Rumor has it that Frank Yablans, who together with Robert Evans was running Paramount during the Godfather movies period, was not an easy executive to deal with. When he left Paramount and moved his production company to Fox, he had a big office on the third floor—not far from mine. So occasionally, I would see him in the hallway, and we’d exchange greetings. One day when I was pulling up to my parking space in the executive building’s parking area, Yablans, who had an adjoining space, pulled up next to me. At the time I was driving a beat-up silver metallic Honda Civic. Yablans pulled up in a big black shiny Rolls-Royce, replete with a lush red leather interior. He got out of his car and looked at my car, which next to his looked like a dented tin can with wheels.
He said, “Mel…I’ll never be big enough to drive a car like that.”
Surprisingly funny line from an exec with a reputation for being a tough guy.
Chapter 19
To Be or Not to Be
By 1983, I had made a lot of movies but, except for her brief cameo in Silent Movie, I had never made one where I co-starred with my beautiful and talented wife, Anne Bancroft. And then it hit me—a wonderful movie that could be a perfect picture for Anne and me to co-star in would be a remake of To Be or Not to Be (1942)。 It was a favorite of both of ours, one of the best films made by the great director Ernst Lubitsch. And it would also reconnect me with one of my tried-and-true sources of dangerous comedy: Adolf Hitler.

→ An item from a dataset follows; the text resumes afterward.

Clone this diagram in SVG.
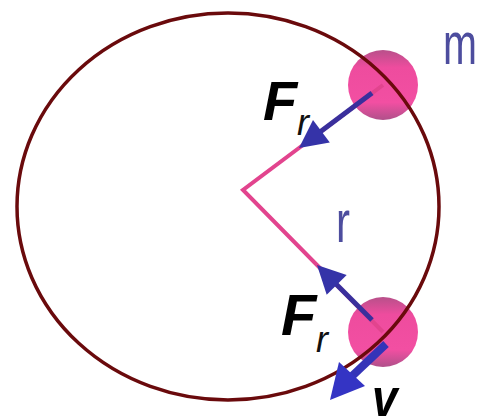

Lubitsch was a cinematic hero of mine. He made what I always aimed for—a serious comedy. A lot of laughs, but always driven by something important underneath it. One of his best films was Ninotchka (1939) starring Greta Garbo, co-written by Billy Wilder. I never met Lubitsch, but I got to know Billy Wilder. My Young Frankenstein and My Favorite Year producer Mike Gruskoff and I would often take Billy to lunch.
Billy would always tell us wonderful stories, including the following: One day his secretary brought him some papers to sign and caught him staring out his office window. Her body language and facial expression told him she thought he was goofing off instead of writing.
He quickly corrected her with, “Listen, I want you to know something: When I’m looking out the window—I’m working.”
Another thing Billy told us was that at Lubitsch’s funeral he was talking with William Wyler (another great director) and Billy said, “Oh my. How sad, no more Lubitsch.”
Wyler added, “Worse than that, no more Lubitsch pictures.”
Maybe it was Wilder’s stories of Lubitsch that made me think about doing To Be or Not to Be. In the original, Carole Lombard and Jack Benny played Maria and Joseph Tura, the heads of an acting troupe during the Nazi occupation of Poland who outwit the Nazis. The bravery of Lubitsch was that he made this movie in 1941 and it was very dangerous because Hitler had actually invaded Poland. We had the benefit of hindsight. We could talk about the war and what happened. And Poland! We knew about the Polish resistance, and we knew about the underground. We knew things that Lubitsch had no idea about at the time. We had the template, the blueprint, and also the hindsight.